Exercise goal → Output the material beneath this task exactly, images excluded.

(Code that draws figures)
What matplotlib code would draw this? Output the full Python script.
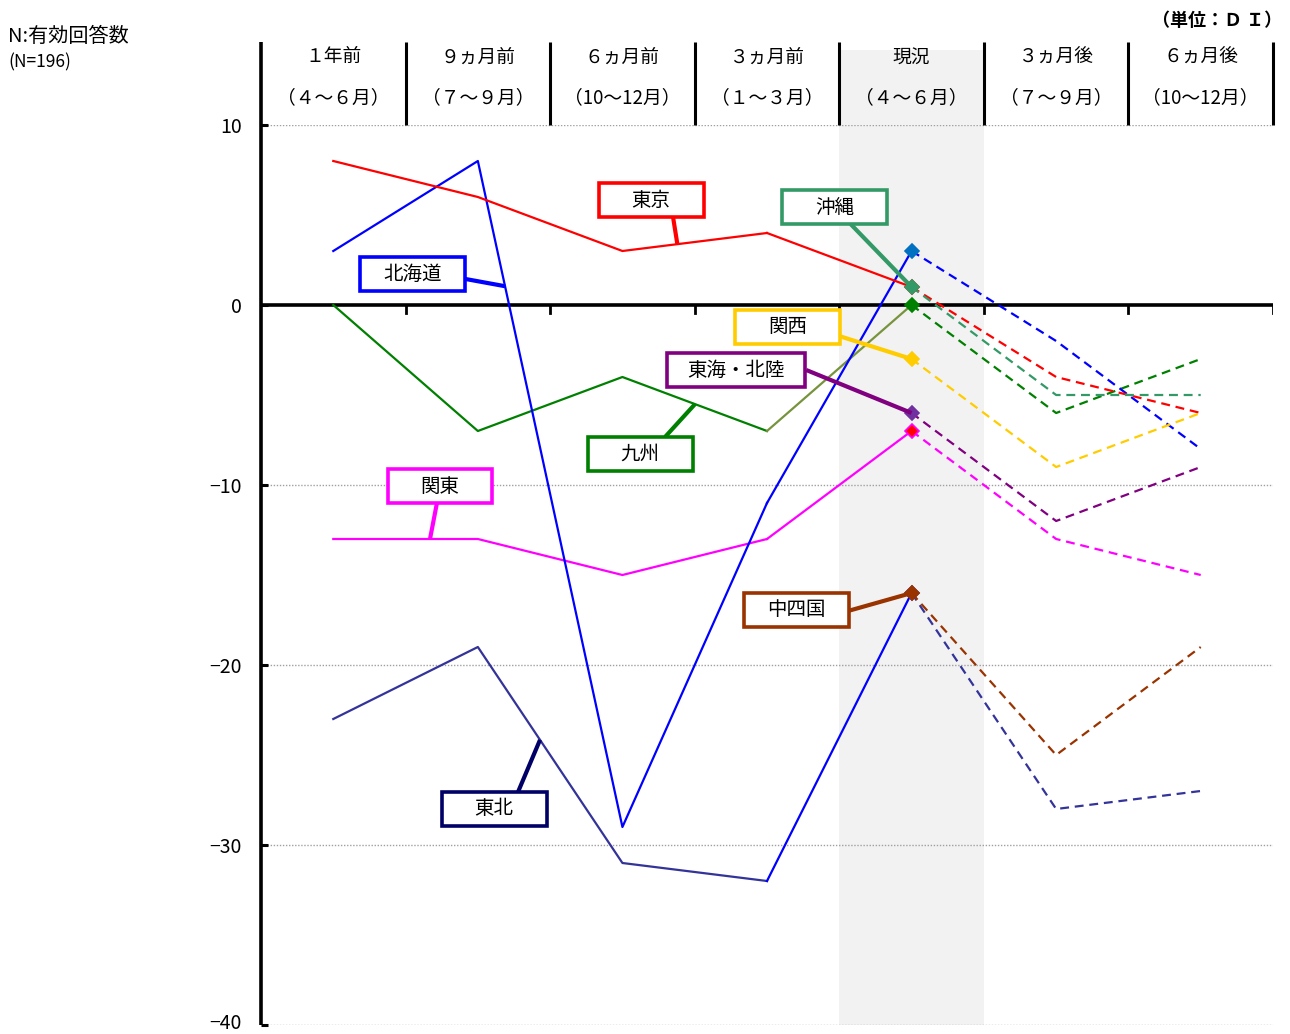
import numpy as np
import matplotlib
matplotlib.use("Agg")
import matplotlib.pyplot as plt
import matplotlib.transforms as mtransforms
from matplotlib.patches import Rectangle

plt.rcParams['font.family'] = ['Noto Sans CJK JP', 'DejaVu Sans']

# ---- data -------------------------------------------------------------
periods_top = ["１年前", "９ヵ月前", "６ヵ月前", "３ヵ月前", "現況", "３ヵ月後", "６ヵ月後"]
periods_sub = ["（４～６月）", "（７～９月）", "（10～12月）", "（１～３月）",
               "（４～６月）", "（７～９月）", "（10～12月）"]

regions = ["北海道", "東北", "関東", "東京", "東海・北陸", "関西", "中四国", "九州", "沖縄"]
nan = np.nan
di_hokkaido = [3, 8, -29, -11, 3, -2, -8]
di_tohoku   = [-23, -19, -31, -32, -16, -28, -27]
di_kanto    = [-13, -13, -15, -13, -7, -13, -15]
di_tokyo    = [8, 6, 3, 4, 1, -4, -6]
di_tokai    = [nan, nan, nan, nan, -6, -12, -9]
di_kansai   = [nan, nan, nan, nan, -3, -9, -6]
di_chushi   = [nan, nan, nan, nan, -16, -25, -19]
di_kyushu   = [0, -7, -4, -7, 0, -6, -3]
di_okinawa  = [nan, nan, nan, nan, 1, -5, -5]

series = {
    "北海道": di_hokkaido, "東北": di_tohoku, "関東": di_kanto, "東京": di_tokyo,
    "東海・北陸": di_tokai, "関西": di_kansai, "中四国": di_chushi,
    "九州": di_kyushu, "沖縄": di_okinawa,
}

y_ticks = [10, 0, -10, -20, -30, -40]
y_ticklabels = ["10", "0", "−10", "−20", "−30", "−40"]

# ---- styles -----------------------------------------------------------
line_color = {
    "北海道": "#0000FF", "東北": "#333399", "関東": "#FF00FF", "東京": "#FF0000",
    "東海・北陸": "#800080", "関西": "#FFCC00", "中四国": "#993300",
    "九州": "#008000", "沖縄": "#339966",
}
# colour of the segment leading into the current quarter
last_seg_color = dict(line_color)
last_seg_color["九州"] = "#77933C"
last_seg_color["東北"] = "#0000FF"

marker_face = {
    "北海道": "#0070C0", "東北": "#333399", "関東": "#FF0000", "東京": "#FF0000",
    "東海・北陸": "#7030A0", "関西": "#FFCC00", "中四国": "#993300",
    "九州": "#008000", "沖縄": "#339966",
}
marker_edge = dict(marker_face)
marker_edge["関東"] = "#FF00FF"

box_color = dict(line_color)
box_color["東北"] = "#000066"

draw_order = ["東北", "関東", "九州", "北海道", "東京", "東海・北陸", "関西", "沖縄", "中四国"]

# ---- figure -----------------------------------------------------------
W, H = 1290, 1034
fig = plt.figure(figsize=(W / 100, H / 100), dpi=100)
ax = fig.add_axes([261 / W, 1 - 1025 / H, (1273 - 261) / W, (1025 - 125) / H])
ax.set_xlim(-0.5, 6.5)
ax.set_ylim(-40, 10)
for s in ax.spines.values():
    s.set_visible(False)

x = np.arange(len(periods_top))
cur = periods_top.index("現況")
head_top = 14.6

# shaded current-quarter column
ax.add_patch(Rectangle((cur - 0.5, -40), 1, 14.17 + 40, facecolor="#F2F2F2",
                       edgecolor="none", zorder=0, clip_on=False))

# dotted gridlines
for gy in [10, -10, -20, -30, -40]:
    ax.plot([-0.5, 6.5], [gy, gy], ls=(0, (1, 1.2)), color="#A0A0A0", lw=1.0, zorder=1)

# zero axis with ticks below
ax.plot([-0.5, 6.5], [0, 0], color="black", lw=2.6, zorder=3, solid_capstyle="butt")
for b in np.arange(0.5, 7.0, 1.0):
    ax.plot([b, b], [0, -0.42], color="black", lw=2.0, zorder=3)

# left axis line and header separators
ax.plot([-0.5, -0.5], [-40, head_top], color="black", lw=2.6, clip_on=False, zorder=5,
        solid_capstyle="butt")
for b in np.arange(0.5, 7.0, 1.0):
    ax.plot([b, b], [10, head_top], color="black", lw=2.2, clip_on=False, zorder=5,
            solid_capstyle="butt")

# header text
for i in x:
    ax.text(i, 13.78, periods_top[i], ha="center", va="center", fontsize=13.5, clip_on=False)
    ax.text(i, 11.5, periods_sub[i], ha="center", va="center", fontsize=13.5, clip_on=False)

# y axis ticks
ax.set_xticks([])
ax.set_yticks(y_ticks)
ax.set_yticklabels(y_ticklabels, fontsize=14)
ax.tick_params(axis="y", direction="in", length=5, width=2.2, pad=14)
# keep the lowest label inside the canvas
lowest = ax.get_yticklabels()[-1]
lowest.set_transform(lowest.get_transform() +
                     mtransforms.ScaledTranslation(0, 4 / 100, fig.dpi_scale_trans))

# ---- series -----------------------------------------------------------
for k, name in enumerate(draw_order):
    v = np.array(series[name], dtype=float)
    z = 6 + k * 0.1
    # past (solid)
    ax.plot(x[:cur], v[:cur], color=line_color[name], lw=1.6, zorder=z)
    ax.plot(x[cur - 1:cur + 1], v[cur - 1:cur + 1], color=last_seg_color[name], lw=1.6, zorder=z)
    # outlook (dashed)
    ax.plot(x[cur:], v[cur:], color=line_color[name], lw=1.6, ls=(0, (4, 2.6)), zorder=z)
for k, name in enumerate(draw_order):
    v = series[name]
    ax.plot([x[cur]], [v[cur]], marker="D", ms=7.5, mfc=marker_face[name],
            mec=marker_edge[name], mew=1.2, zorder=9 + k * 0.1, ls="none")

# ---- callout labels ---------------------------------------------------
def on_line(name, xpos):
    v = np.array(series[name], dtype=float)
    return xpos, float(np.interp(xpos, x, v))

box_w, box_h = 0.726, 1.89
labels = {
    # name: (box centre, leader start, leader target x, box width)
    "東京":     ((2.198, 5.83), (2.35, 4.89), 2.38, box_w),
    "北海道":   ((0.551, 1.72), (0.775, 1.65), 1.188, box_w),
    "沖縄":     ((3.470, 5.44), (3.578, 4.50), 4.0, box_w),
    "関西":     ((3.145, -1.22), (3.498, -1.72), 4.0, box_w),
    "東海・北陸": ((2.786, -3.61), (3.271, -3.61), 4.0, 0.96),
    "九州":     ((2.122, -8.28), (2.295, -7.33), 2.502, box_w),
    "関東":     ((0.738, -10.06), (0.717, -11.0), 0.669, box_w),
    "中四国":   ((3.201, -16.94), (3.560, -17.0), 4.0, box_w),
    "東北":     ((1.112, -28.0), (1.278, -27.05), 1.43, box_w),
}
for name, ((cx, cy), (sx, sy), tx, bw) in labels.items():
    tx, ty = on_line(name, tx)
    ax.plot([sx, tx], [sy, ty], color=box_color[name], lw=3.0, zorder=12,
            solid_capstyle="butt")
    ax.add_patch(Rectangle((cx - bw / 2, cy - box_h / 2), bw, box_h, facecolor="white",
                           edgecolor=box_color[name], lw=2.6, zorder=13))
    ax.text(cx, cy, name, ha="center", va="center", fontsize=14, zorder=14)

# ---- annotations ------------------------------------------------------
fig.text(8 / W, 1 - 37 / H, "N:有効回答数", ha="left", va="center", fontsize=14.5)
fig.text(8 / W, 1 - 62 / H, "(N=196)", ha="left", va="center", fontsize=12.5)
fig.text(1282 / W, 1 - 20 / H, "（単位：Ｄ Ｉ）", ha="right", va="center",
         fontsize=13, fontweight="bold")

fig.savefig("out.png", dpi=100)
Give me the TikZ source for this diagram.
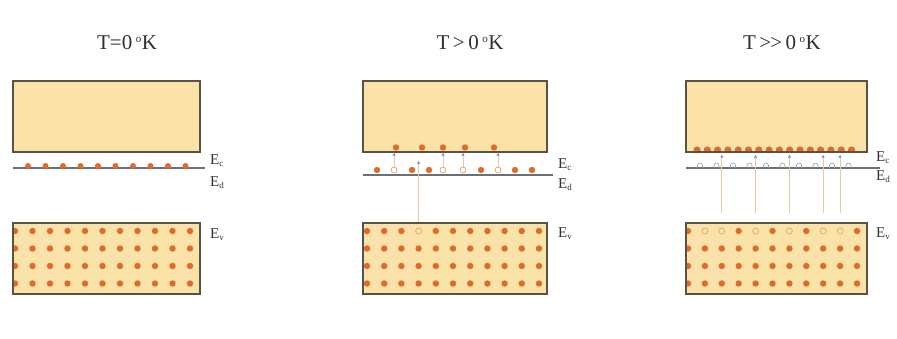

Result of the task →
What matplotlib code would draw this? Output the full Python script.
import numpy as np
import matplotlib
matplotlib.use("Agg")
import matplotlib.pyplot as plt
import matplotlib.transforms as mtransforms
from matplotlib.patches import Rectangle

plt.rcParams['font.family'] = ['Noto Sans CJK JP', 'DejaVu Sans']

# ---- data -------------------------------------------------------------
periods_top = ["１年前", "９ヵ月前", "６ヵ月前", "３ヵ月前", "現況", "３ヵ月後", "６ヵ月後"]
periods_sub = ["（４～６月）", "（７～９月）", "（10～12月）", "（１～３月）",
               "（４～６月）", "（７～９月）", "（10～12月）"]

regions = ["北海道", "東北", "関東", "東京", "東海・北陸", "関西", "中四国", "九州", "沖縄"]
nan = np.nan
di_hokkaido = [3, 8, -29, -11, 3, -2, -8]
di_tohoku   = [-23, -19, -31, -32, -16, -28, -27]
di_kanto    = [-13, -13, -15, -13, -7, -13, -15]
di_tokyo    = [8, 6, 3, 4, 1, -4, -6]
di_tokai    = [nan, nan, nan, nan, -6, -12, -9]
di_kansai   = [nan, nan, nan, nan, -3, -9, -6]
di_chushi   = [nan, nan, nan, nan, -16, -25, -19]
di_kyushu   = [0, -7, -4, -7, 0, -6, -3]
di_okinawa  = [nan, nan, nan, nan, 1, -5, -5]

series = {
    "北海道": di_hokkaido, "東北": di_tohoku, "関東": di_kanto, "東京": di_tokyo,
    "東海・北陸": di_tokai, "関西": di_kansai, "中四国": di_chushi,
    "九州": di_kyushu, "沖縄": di_okinawa,
}

y_ticks = [10, 0, -10, -20, -30, -40]
y_ticklabels = ["10", "0", "−10", "−20", "−30", "−40"]

# ---- styles -----------------------------------------------------------
line_color = {
    "北海道": "#0000FF", "東北": "#333399", "関東": "#FF00FF", "東京": "#FF0000",
    "東海・北陸": "#800080", "関西": "#FFCC00", "中四国": "#993300",
    "九州": "#008000", "沖縄": "#339966",
}
# colour of the segment leading into the current quarter
last_seg_color = dict(line_color)
last_seg_color["九州"] = "#77933C"
last_seg_color["東北"] = "#0000FF"

marker_face = {
    "北海道": "#0070C0", "東北": "#333399", "関東": "#FF0000", "東京": "#FF0000",
    "東海・北陸": "#7030A0", "関西": "#FFCC00", "中四国": "#993300",
    "九州": "#008000", "沖縄": "#339966",
}
marker_edge = dict(marker_face)
marker_edge["関東"] = "#FF00FF"

box_color = dict(line_color)
box_color["東北"] = "#000066"

draw_order = ["東北", "関東", "九州", "北海道", "東京", "東海・北陸", "関西", "沖縄", "中四国"]

# ---- figure -----------------------------------------------------------
W, H = 1290, 1034
fig = plt.figure(figsize=(W / 100, H / 100), dpi=100)
ax = fig.add_axes([261 / W, 1 - 1025 / H, (1273 - 261) / W, (1025 - 125) / H])
ax.set_xlim(-0.5, 6.5)
ax.set_ylim(-40, 10)
for s in ax.spines.values():
    s.set_visible(False)

x = np.arange(len(periods_top))
cur = periods_top.index("現況")
head_top = 14.6

# shaded current-quarter column
ax.add_patch(Rectangle((cur - 0.5, -40), 1, 14.17 + 40, facecolor="#F2F2F2",
                       edgecolor="none", zorder=0, clip_on=False))

# dotted gridlines
for gy in [10, -10, -20, -30, -40]:
    ax.plot([-0.5, 6.5], [gy, gy], ls=(0, (1, 1.2)), color="#A0A0A0", lw=1.0, zorder=1)

# zero axis with ticks below
ax.plot([-0.5, 6.5], [0, 0], color="black", lw=2.6, zorder=3, solid_capstyle="butt")
for b in np.arange(0.5, 7.0, 1.0):
    ax.plot([b, b], [0, -0.42], color="black", lw=2.0, zorder=3)

# left axis line and header separators
ax.plot([-0.5, -0.5], [-40, head_top], color="black", lw=2.6, clip_on=False, zorder=5,
        solid_capstyle="butt")
for b in np.arange(0.5, 7.0, 1.0):
    ax.plot([b, b], [10, head_top], color="black", lw=2.2, clip_on=False, zorder=5,
            solid_capstyle="butt")

# header text
for i in x:
    ax.text(i, 13.78, periods_top[i], ha="center", va="center", fontsize=13.5, clip_on=False)
    ax.text(i, 11.5, periods_sub[i], ha="center", va="center", fontsize=13.5, clip_on=False)

# y axis ticks
ax.set_xticks([])
ax.set_yticks(y_ticks)
ax.set_yticklabels(y_ticklabels, fontsize=14)
ax.tick_params(axis="y", direction="in", length=5, width=2.2, pad=14)
# keep the lowest label inside the canvas
lowest = ax.get_yticklabels()[-1]
lowest.set_transform(lowest.get_transform() +
                     mtransforms.ScaledTranslation(0, 4 / 100, fig.dpi_scale_trans))

# ---- series -----------------------------------------------------------
for k, name in enumerate(draw_order):
    v = np.array(series[name], dtype=float)
    z = 6 + k * 0.1
    # past (solid)
    ax.plot(x[:cur], v[:cur], color=line_color[name], lw=1.6, zorder=z)
    ax.plot(x[cur - 1:cur + 1], v[cur - 1:cur + 1], color=last_seg_color[name], lw=1.6, zorder=z)
    # outlook (dashed)
    ax.plot(x[cur:], v[cur:], color=line_color[name], lw=1.6, ls=(0, (4, 2.6)), zorder=z)
for k, name in enumerate(draw_order):
    v = series[name]
    ax.plot([x[cur]], [v[cur]], marker="D", ms=7.5, mfc=marker_face[name],
            mec=marker_edge[name], mew=1.2, zorder=9 + k * 0.1, ls="none")

# ---- callout labels ---------------------------------------------------
def on_line(name, xpos):
    v = np.array(series[name], dtype=float)
    return xpos, float(np.interp(xpos, x, v))

box_w, box_h = 0.726, 1.89
labels = {
    # name: (box centre, leader start, leader target x, box width)
    "東京":     ((2.198, 5.83), (2.35, 4.89), 2.38, box_w),
    "北海道":   ((0.551, 1.72), (0.775, 1.65), 1.188, box_w),
    "沖縄":     ((3.470, 5.44), (3.578, 4.50), 4.0, box_w),
    "関西":     ((3.145, -1.22), (3.498, -1.72), 4.0, box_w),
    "東海・北陸": ((2.786, -3.61), (3.271, -3.61), 4.0, 0.96),
    "九州":     ((2.122, -8.28), (2.295, -7.33), 2.502, box_w),
    "関東":     ((0.738, -10.06), (0.717, -11.0), 0.669, box_w),
    "中四国":   ((3.201, -16.94), (3.560, -17.0), 4.0, box_w),
    "東北":     ((1.112, -28.0), (1.278, -27.05), 1.43, box_w),
}
for name, ((cx, cy), (sx, sy), tx, bw) in labels.items():
    tx, ty = on_line(name, tx)
    ax.plot([sx, tx], [sy, ty], color=box_color[name], lw=3.0, zorder=12,
            solid_capstyle="butt")
    ax.add_patch(Rectangle((cx - bw / 2, cy - box_h / 2), bw, box_h, facecolor="white",
                           edgecolor=box_color[name], lw=2.6, zorder=13))
    ax.text(cx, cy, name, ha="center", va="center", fontsize=14, zorder=14)

# ---- annotations ------------------------------------------------------
fig.text(8 / W, 1 - 37 / H, "N:有効回答数", ha="left", va="center", fontsize=14.5)
fig.text(8 / W, 1 - 62 / H, "(N=196)", ha="left", va="center", fontsize=12.5)
fig.text(1282 / W, 1 - 20 / H, "（単位：Ｄ Ｉ）", ha="right", va="center",
         fontsize=13, fontweight="bold")

fig.savefig("out.png", dpi=100)
Give me the TikZ source for this diagram.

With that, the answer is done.